**EXERCISE PROMPT:** From the listing below, work out how many lines contain "Recreate". Reply with that number only.

**SUPPLIED DATA:**
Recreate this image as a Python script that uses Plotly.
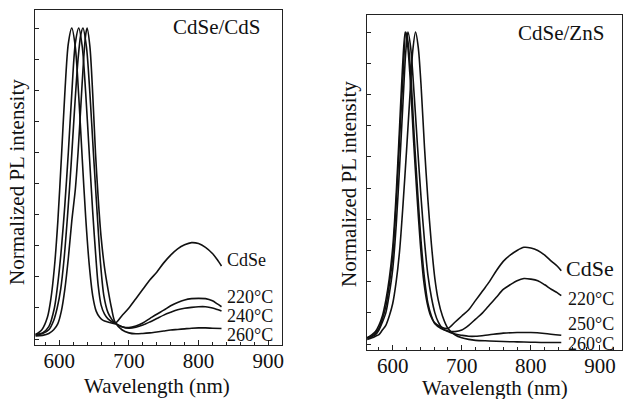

* * *

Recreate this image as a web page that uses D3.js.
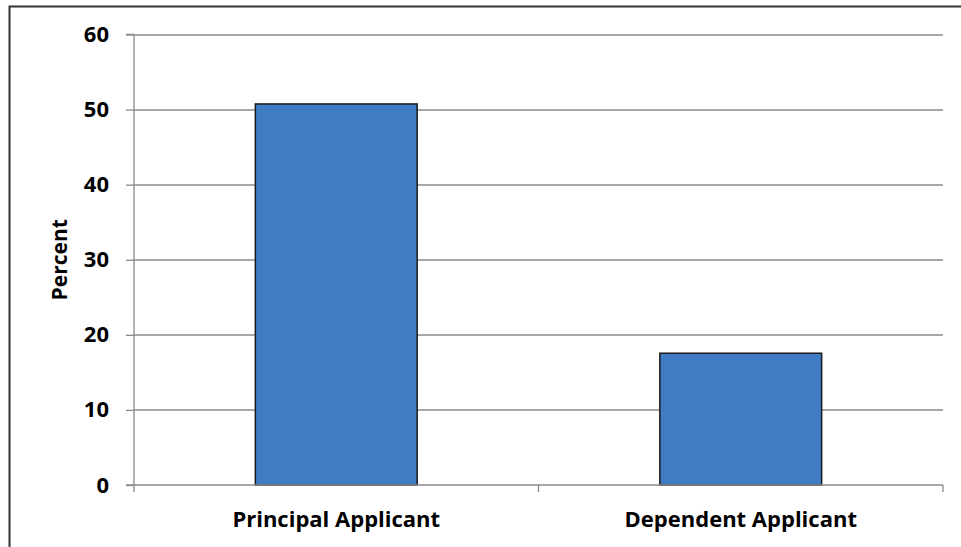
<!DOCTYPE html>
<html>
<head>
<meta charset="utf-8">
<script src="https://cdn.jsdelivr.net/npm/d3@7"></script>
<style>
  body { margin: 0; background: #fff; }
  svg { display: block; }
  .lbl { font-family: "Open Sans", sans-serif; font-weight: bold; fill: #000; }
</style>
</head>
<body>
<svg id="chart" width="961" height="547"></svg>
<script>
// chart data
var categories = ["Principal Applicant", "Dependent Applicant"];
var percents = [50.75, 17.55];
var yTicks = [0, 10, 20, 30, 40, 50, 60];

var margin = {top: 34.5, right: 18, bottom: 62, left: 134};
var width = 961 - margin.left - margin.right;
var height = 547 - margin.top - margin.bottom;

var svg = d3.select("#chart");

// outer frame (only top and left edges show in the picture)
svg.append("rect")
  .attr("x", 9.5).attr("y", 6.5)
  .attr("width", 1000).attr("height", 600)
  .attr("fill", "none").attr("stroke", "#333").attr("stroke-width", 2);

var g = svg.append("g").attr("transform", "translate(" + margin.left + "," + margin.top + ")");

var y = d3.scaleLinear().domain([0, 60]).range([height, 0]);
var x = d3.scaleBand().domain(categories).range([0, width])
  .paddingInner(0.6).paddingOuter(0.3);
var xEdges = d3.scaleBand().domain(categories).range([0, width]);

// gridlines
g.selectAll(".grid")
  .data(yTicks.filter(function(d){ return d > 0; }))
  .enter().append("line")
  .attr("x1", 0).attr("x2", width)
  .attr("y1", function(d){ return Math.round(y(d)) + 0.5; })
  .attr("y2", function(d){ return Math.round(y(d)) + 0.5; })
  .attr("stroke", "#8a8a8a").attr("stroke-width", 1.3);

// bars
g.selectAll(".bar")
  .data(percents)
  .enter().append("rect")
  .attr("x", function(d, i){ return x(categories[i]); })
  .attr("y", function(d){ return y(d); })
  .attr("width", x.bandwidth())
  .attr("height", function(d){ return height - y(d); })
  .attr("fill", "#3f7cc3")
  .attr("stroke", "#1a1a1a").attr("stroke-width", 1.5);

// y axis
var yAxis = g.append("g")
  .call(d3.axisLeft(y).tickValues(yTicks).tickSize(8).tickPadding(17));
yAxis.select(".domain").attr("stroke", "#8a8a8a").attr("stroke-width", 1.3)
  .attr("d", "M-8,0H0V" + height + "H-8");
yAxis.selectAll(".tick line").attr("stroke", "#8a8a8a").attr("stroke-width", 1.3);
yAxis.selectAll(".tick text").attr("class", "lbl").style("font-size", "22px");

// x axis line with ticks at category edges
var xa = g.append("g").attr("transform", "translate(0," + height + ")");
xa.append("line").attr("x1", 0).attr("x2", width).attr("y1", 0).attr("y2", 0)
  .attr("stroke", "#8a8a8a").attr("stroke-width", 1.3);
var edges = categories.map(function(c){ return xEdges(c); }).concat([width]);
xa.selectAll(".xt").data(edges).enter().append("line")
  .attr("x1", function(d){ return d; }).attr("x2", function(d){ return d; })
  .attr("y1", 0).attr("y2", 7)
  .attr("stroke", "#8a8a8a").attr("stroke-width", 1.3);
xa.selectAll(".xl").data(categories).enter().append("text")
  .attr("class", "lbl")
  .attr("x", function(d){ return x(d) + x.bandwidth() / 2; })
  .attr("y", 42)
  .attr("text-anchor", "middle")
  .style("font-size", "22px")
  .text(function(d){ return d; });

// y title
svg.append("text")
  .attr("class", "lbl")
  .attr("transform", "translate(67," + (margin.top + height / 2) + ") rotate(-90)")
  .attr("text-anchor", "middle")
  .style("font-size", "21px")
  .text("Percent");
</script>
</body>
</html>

...

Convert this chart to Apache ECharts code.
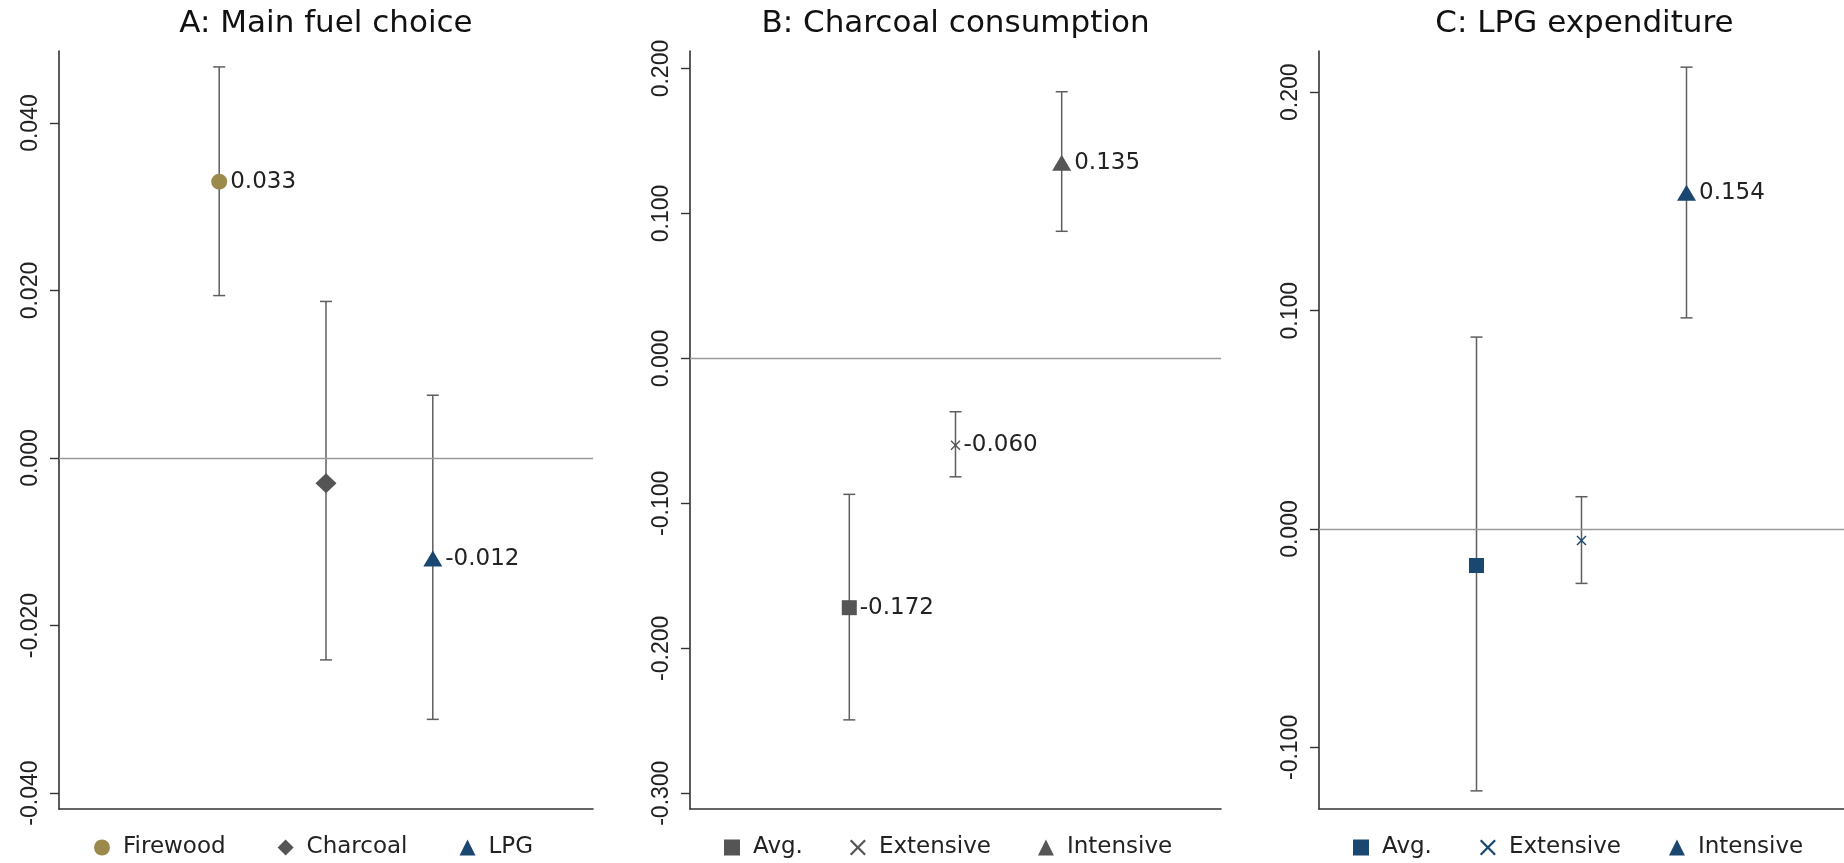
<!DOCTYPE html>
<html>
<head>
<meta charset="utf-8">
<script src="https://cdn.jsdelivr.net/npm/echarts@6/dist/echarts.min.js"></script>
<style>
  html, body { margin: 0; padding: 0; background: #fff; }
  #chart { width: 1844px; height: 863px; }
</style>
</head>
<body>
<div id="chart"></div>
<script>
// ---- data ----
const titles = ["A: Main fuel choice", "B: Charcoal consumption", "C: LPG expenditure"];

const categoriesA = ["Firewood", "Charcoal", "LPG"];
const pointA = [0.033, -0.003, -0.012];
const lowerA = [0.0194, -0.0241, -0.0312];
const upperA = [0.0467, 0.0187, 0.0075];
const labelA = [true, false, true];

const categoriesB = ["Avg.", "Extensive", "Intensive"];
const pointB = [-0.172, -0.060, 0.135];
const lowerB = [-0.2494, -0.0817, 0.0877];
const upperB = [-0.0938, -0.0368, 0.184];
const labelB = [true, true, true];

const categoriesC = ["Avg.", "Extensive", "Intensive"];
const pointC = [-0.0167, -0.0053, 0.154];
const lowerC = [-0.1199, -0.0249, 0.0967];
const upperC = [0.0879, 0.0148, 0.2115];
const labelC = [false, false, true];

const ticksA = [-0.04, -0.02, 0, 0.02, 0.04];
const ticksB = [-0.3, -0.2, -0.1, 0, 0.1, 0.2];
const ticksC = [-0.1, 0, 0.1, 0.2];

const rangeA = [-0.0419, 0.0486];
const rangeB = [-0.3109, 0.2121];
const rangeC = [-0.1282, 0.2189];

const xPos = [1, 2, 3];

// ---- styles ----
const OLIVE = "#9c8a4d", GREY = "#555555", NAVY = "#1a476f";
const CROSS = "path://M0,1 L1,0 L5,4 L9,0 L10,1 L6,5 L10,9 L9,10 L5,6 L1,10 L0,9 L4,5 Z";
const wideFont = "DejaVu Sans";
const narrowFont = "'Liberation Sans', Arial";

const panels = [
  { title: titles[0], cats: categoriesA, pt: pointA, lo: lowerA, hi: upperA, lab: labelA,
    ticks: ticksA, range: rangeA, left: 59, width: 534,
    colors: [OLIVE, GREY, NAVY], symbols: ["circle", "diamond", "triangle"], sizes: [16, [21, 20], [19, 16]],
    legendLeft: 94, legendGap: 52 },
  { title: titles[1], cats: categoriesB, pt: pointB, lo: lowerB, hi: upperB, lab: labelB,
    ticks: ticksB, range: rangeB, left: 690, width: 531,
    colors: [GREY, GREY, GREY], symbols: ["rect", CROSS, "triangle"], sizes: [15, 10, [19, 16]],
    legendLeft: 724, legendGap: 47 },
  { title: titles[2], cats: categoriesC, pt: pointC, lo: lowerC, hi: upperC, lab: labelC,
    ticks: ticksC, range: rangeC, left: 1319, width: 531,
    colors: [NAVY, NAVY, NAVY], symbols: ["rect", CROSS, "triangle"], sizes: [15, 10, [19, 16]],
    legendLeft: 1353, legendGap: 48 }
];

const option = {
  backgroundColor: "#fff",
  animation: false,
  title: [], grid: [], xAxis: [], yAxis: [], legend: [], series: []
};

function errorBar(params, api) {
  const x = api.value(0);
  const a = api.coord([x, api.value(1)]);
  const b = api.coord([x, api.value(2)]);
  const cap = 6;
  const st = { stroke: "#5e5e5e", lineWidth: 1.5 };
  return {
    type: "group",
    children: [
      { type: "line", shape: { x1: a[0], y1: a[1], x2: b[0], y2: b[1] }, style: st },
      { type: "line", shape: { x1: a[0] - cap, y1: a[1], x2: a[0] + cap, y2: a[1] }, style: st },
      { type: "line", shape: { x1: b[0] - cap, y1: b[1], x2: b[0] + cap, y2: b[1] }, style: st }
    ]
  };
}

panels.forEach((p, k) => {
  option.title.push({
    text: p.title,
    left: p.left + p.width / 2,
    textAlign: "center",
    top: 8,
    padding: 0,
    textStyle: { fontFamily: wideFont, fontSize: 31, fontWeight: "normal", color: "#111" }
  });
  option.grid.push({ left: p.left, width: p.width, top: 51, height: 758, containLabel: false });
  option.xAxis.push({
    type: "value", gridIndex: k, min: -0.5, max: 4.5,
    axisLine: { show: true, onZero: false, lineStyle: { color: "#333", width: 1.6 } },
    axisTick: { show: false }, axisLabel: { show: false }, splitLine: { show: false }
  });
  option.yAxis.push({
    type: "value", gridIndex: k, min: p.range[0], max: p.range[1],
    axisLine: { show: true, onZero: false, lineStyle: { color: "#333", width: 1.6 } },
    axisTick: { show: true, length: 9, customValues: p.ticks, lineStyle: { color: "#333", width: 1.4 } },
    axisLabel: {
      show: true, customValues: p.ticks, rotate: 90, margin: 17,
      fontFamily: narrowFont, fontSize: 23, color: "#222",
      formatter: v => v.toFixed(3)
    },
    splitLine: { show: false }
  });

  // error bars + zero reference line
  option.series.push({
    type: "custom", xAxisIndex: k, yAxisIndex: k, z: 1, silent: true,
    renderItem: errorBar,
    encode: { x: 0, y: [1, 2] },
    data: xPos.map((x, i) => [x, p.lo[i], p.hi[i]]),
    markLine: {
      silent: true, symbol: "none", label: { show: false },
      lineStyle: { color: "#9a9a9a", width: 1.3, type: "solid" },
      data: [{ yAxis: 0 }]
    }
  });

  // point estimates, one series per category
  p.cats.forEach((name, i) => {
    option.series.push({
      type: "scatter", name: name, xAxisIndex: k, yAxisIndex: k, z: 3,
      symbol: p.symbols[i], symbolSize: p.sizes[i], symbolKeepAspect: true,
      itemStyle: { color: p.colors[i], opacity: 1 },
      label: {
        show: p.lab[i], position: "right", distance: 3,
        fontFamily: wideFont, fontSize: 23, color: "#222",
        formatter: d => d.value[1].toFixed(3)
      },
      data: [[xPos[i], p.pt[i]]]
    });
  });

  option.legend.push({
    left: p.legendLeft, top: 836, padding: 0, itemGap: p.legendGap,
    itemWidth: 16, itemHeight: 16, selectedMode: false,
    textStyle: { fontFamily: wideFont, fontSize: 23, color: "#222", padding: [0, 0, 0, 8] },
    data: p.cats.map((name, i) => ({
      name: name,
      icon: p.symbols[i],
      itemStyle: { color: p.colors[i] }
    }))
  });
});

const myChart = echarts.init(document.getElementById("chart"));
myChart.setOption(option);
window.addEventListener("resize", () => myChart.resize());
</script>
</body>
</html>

**CORRECT OUTPUT:** 2